**TO DO**:
Verbatim output of all the material below is required.

**SUPPLIED DATA**:

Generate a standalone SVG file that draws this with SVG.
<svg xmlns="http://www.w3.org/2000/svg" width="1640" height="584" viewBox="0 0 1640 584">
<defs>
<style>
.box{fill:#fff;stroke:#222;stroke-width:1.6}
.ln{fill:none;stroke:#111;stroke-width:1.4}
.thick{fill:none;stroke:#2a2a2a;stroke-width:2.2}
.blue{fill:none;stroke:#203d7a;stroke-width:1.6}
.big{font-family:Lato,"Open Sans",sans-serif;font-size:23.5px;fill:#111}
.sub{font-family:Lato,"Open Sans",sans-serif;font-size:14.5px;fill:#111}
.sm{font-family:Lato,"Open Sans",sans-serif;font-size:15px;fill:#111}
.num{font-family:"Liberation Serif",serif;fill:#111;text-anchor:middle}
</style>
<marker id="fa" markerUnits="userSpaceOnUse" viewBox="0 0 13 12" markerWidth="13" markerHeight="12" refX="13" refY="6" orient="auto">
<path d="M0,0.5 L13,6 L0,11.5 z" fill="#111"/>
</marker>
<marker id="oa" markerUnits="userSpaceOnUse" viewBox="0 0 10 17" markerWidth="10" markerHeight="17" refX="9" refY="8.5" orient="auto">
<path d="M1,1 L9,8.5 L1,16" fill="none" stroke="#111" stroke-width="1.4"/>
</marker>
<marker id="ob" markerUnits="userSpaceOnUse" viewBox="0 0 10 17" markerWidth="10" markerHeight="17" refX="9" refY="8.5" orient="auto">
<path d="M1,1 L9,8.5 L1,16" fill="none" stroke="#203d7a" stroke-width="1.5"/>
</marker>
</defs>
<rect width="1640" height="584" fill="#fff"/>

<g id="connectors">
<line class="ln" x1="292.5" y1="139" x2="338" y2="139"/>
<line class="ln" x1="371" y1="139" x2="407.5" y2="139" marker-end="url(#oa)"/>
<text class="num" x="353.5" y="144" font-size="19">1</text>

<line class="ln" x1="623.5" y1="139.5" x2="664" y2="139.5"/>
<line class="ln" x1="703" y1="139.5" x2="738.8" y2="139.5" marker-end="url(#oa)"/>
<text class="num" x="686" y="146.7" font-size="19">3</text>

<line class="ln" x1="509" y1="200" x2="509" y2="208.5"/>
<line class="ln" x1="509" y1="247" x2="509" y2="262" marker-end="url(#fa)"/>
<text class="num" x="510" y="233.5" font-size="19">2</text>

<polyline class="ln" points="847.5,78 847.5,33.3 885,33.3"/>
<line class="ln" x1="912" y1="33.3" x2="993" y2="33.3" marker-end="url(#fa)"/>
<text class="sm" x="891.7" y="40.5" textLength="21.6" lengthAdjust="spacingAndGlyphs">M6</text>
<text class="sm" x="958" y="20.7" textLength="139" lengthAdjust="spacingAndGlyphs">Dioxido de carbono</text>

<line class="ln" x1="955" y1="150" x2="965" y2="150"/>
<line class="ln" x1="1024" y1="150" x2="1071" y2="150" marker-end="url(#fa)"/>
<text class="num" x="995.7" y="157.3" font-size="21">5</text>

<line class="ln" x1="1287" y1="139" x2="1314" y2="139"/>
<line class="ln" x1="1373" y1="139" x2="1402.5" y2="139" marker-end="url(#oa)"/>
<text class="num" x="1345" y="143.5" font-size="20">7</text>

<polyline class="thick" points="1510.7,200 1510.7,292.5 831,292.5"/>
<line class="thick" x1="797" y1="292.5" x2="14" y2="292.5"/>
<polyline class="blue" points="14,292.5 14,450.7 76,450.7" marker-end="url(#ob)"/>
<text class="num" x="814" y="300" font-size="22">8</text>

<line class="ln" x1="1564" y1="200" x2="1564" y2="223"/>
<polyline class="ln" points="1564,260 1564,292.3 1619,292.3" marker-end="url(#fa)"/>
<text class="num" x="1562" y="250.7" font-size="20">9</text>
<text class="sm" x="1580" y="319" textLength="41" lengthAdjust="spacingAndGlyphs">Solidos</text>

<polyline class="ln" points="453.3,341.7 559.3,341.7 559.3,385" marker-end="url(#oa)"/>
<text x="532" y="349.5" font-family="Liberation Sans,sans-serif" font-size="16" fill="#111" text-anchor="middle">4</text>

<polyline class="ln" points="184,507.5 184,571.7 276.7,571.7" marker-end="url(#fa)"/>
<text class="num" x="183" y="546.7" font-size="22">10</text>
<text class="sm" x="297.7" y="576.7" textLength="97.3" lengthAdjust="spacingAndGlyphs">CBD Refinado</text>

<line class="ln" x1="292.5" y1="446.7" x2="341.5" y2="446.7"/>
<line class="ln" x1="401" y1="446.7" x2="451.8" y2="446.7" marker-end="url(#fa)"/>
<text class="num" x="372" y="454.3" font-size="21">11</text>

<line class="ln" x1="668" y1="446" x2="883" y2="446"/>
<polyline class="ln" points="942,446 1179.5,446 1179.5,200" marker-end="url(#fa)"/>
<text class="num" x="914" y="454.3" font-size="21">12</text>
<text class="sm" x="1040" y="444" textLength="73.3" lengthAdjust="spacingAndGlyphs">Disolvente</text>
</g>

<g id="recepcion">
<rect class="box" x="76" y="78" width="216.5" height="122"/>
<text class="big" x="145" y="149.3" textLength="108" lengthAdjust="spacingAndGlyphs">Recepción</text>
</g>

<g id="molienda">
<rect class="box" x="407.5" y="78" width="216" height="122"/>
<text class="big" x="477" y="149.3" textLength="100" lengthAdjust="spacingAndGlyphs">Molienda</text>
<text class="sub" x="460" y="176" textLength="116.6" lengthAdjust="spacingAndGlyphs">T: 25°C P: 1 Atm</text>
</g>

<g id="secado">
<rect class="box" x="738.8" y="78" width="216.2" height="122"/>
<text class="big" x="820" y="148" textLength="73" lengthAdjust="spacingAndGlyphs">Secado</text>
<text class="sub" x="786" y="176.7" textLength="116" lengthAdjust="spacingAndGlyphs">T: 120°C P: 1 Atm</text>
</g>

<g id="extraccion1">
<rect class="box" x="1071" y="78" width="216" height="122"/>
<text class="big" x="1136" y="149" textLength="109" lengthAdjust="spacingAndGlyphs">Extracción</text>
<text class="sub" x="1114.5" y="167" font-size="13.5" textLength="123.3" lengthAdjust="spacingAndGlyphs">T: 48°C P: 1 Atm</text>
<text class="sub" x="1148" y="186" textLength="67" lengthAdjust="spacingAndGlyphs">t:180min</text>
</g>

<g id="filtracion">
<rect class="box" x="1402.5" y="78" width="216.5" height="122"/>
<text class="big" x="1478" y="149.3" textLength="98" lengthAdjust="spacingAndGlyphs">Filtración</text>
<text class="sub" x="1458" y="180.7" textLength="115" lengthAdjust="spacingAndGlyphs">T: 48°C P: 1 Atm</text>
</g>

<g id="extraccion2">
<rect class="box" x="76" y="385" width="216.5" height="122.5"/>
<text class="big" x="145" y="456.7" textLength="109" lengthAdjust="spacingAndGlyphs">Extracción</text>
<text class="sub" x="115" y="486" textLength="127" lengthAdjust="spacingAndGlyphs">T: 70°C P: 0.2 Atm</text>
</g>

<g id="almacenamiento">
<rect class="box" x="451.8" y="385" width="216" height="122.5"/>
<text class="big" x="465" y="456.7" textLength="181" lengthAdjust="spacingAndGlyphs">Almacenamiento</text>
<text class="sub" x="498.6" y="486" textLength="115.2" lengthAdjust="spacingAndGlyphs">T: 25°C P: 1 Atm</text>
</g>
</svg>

**TASK RESPONSE**:
Generate a standalone SVG file that draws this with SVG.
<svg xmlns="http://www.w3.org/2000/svg" width="1640" height="584" viewBox="0 0 1640 584">
<defs>
<style>
.box{fill:#fff;stroke:#222;stroke-width:1.6}
.ln{fill:none;stroke:#111;stroke-width:1.4}
.thick{fill:none;stroke:#2a2a2a;stroke-width:2.2}
.blue{fill:none;stroke:#203d7a;stroke-width:1.6}
.big{font-family:Lato,"Open Sans",sans-serif;font-size:23.5px;fill:#111}
.sub{font-family:Lato,"Open Sans",sans-serif;font-size:14.5px;fill:#111}
.sm{font-family:Lato,"Open Sans",sans-serif;font-size:15px;fill:#111}
.num{font-family:"Liberation Serif",serif;fill:#111;text-anchor:middle}
</style>
<marker id="fa" markerUnits="userSpaceOnUse" viewBox="0 0 13 12" markerWidth="13" markerHeight="12" refX="13" refY="6" orient="auto">
<path d="M0,0.5 L13,6 L0,11.5 z" fill="#111"/>
</marker>
<marker id="oa" markerUnits="userSpaceOnUse" viewBox="0 0 10 17" markerWidth="10" markerHeight="17" refX="9" refY="8.5" orient="auto">
<path d="M1,1 L9,8.5 L1,16" fill="none" stroke="#111" stroke-width="1.4"/>
</marker>
<marker id="ob" markerUnits="userSpaceOnUse" viewBox="0 0 10 17" markerWidth="10" markerHeight="17" refX="9" refY="8.5" orient="auto">
<path d="M1,1 L9,8.5 L1,16" fill="none" stroke="#203d7a" stroke-width="1.5"/>
</marker>
</defs>
<rect width="1640" height="584" fill="#fff"/>

<g id="connectors">
<line class="ln" x1="292.5" y1="139" x2="338" y2="139"/>
<line class="ln" x1="371" y1="139" x2="407.5" y2="139" marker-end="url(#oa)"/>
<text class="num" x="353.5" y="144" font-size="19">1</text>

<line class="ln" x1="623.5" y1="139.5" x2="664" y2="139.5"/>
<line class="ln" x1="703" y1="139.5" x2="738.8" y2="139.5" marker-end="url(#oa)"/>
<text class="num" x="686" y="146.7" font-size="19">3</text>

<line class="ln" x1="509" y1="200" x2="509" y2="208.5"/>
<line class="ln" x1="509" y1="247" x2="509" y2="262" marker-end="url(#fa)"/>
<text class="num" x="510" y="233.5" font-size="19">2</text>

<polyline class="ln" points="847.5,78 847.5,33.3 885,33.3"/>
<line class="ln" x1="912" y1="33.3" x2="993" y2="33.3" marker-end="url(#fa)"/>
<text class="sm" x="891.7" y="40.5" textLength="21.6" lengthAdjust="spacingAndGlyphs">M6</text>
<text class="sm" x="958" y="20.7" textLength="139" lengthAdjust="spacingAndGlyphs">Dioxido de carbono</text>

<line class="ln" x1="955" y1="150" x2="965" y2="150"/>
<line class="ln" x1="1024" y1="150" x2="1071" y2="150" marker-end="url(#fa)"/>
<text class="num" x="995.7" y="157.3" font-size="21">5</text>

<line class="ln" x1="1287" y1="139" x2="1314" y2="139"/>
<line class="ln" x1="1373" y1="139" x2="1402.5" y2="139" marker-end="url(#oa)"/>
<text class="num" x="1345" y="143.5" font-size="20">7</text>

<polyline class="thick" points="1510.7,200 1510.7,292.5 831,292.5"/>
<line class="thick" x1="797" y1="292.5" x2="14" y2="292.5"/>
<polyline class="blue" points="14,292.5 14,450.7 76,450.7" marker-end="url(#ob)"/>
<text class="num" x="814" y="300" font-size="22">8</text>

<line class="ln" x1="1564" y1="200" x2="1564" y2="223"/>
<polyline class="ln" points="1564,260 1564,292.3 1619,292.3" marker-end="url(#fa)"/>
<text class="num" x="1562" y="250.7" font-size="20">9</text>
<text class="sm" x="1580" y="319" textLength="41" lengthAdjust="spacingAndGlyphs">Solidos</text>

<polyline class="ln" points="453.3,341.7 559.3,341.7 559.3,385" marker-end="url(#oa)"/>
<text x="532" y="349.5" font-family="Liberation Sans,sans-serif" font-size="16" fill="#111" text-anchor="middle">4</text>

<polyline class="ln" points="184,507.5 184,571.7 276.7,571.7" marker-end="url(#fa)"/>
<text class="num" x="183" y="546.7" font-size="22">10</text>
<text class="sm" x="297.7" y="576.7" textLength="97.3" lengthAdjust="spacingAndGlyphs">CBD Refinado</text>

<line class="ln" x1="292.5" y1="446.7" x2="341.5" y2="446.7"/>
<line class="ln" x1="401" y1="446.7" x2="451.8" y2="446.7" marker-end="url(#fa)"/>
<text class="num" x="372" y="454.3" font-size="21">11</text>

<line class="ln" x1="668" y1="446" x2="883" y2="446"/>
<polyline class="ln" points="942,446 1179.5,446 1179.5,200" marker-end="url(#fa)"/>
<text class="num" x="914" y="454.3" font-size="21">12</text>
<text class="sm" x="1040" y="444" textLength="73.3" lengthAdjust="spacingAndGlyphs">Disolvente</text>
</g>

<g id="recepcion">
<rect class="box" x="76" y="78" width="216.5" height="122"/>
<text class="big" x="145" y="149.3" textLength="108" lengthAdjust="spacingAndGlyphs">Recepción</text>
</g>

<g id="molienda">
<rect class="box" x="407.5" y="78" width="216" height="122"/>
<text class="big" x="477" y="149.3" textLength="100" lengthAdjust="spacingAndGlyphs">Molienda</text>
<text class="sub" x="460" y="176" textLength="116.6" lengthAdjust="spacingAndGlyphs">T: 25°C P: 1 Atm</text>
</g>

<g id="secado">
<rect class="box" x="738.8" y="78" width="216.2" height="122"/>
<text class="big" x="820" y="148" textLength="73" lengthAdjust="spacingAndGlyphs">Secado</text>
<text class="sub" x="786" y="176.7" textLength="116" lengthAdjust="spacingAndGlyphs">T: 120°C P: 1 Atm</text>
</g>

<g id="extraccion1">
<rect class="box" x="1071" y="78" width="216" height="122"/>
<text class="big" x="1136" y="149" textLength="109" lengthAdjust="spacingAndGlyphs">Extracción</text>
<text class="sub" x="1114.5" y="167" font-size="13.5" textLength="123.3" lengthAdjust="spacingAndGlyphs">T: 48°C P: 1 Atm</text>
<text class="sub" x="1148" y="186" textLength="67" lengthAdjust="spacingAndGlyphs">t:180min</text>
</g>

<g id="filtracion">
<rect class="box" x="1402.5" y="78" width="216.5" height="122"/>
<text class="big" x="1478" y="149.3" textLength="98" lengthAdjust="spacingAndGlyphs">Filtración</text>
<text class="sub" x="1458" y="180.7" textLength="115" lengthAdjust="spacingAndGlyphs">T: 48°C P: 1 Atm</text>
</g>

<g id="extraccion2">
<rect class="box" x="76" y="385" width="216.5" height="122.5"/>
<text class="big" x="145" y="456.7" textLength="109" lengthAdjust="spacingAndGlyphs">Extracción</text>
<text class="sub" x="115" y="486" textLength="127" lengthAdjust="spacingAndGlyphs">T: 70°C P: 0.2 Atm</text>
</g>

<g id="almacenamiento">
<rect class="box" x="451.8" y="385" width="216" height="122.5"/>
<text class="big" x="465" y="456.7" textLength="181" lengthAdjust="spacingAndGlyphs">Almacenamiento</text>
<text class="sub" x="498.6" y="486" textLength="115.2" lengthAdjust="spacingAndGlyphs">T: 25°C P: 1 Atm</text>
</g>
</svg>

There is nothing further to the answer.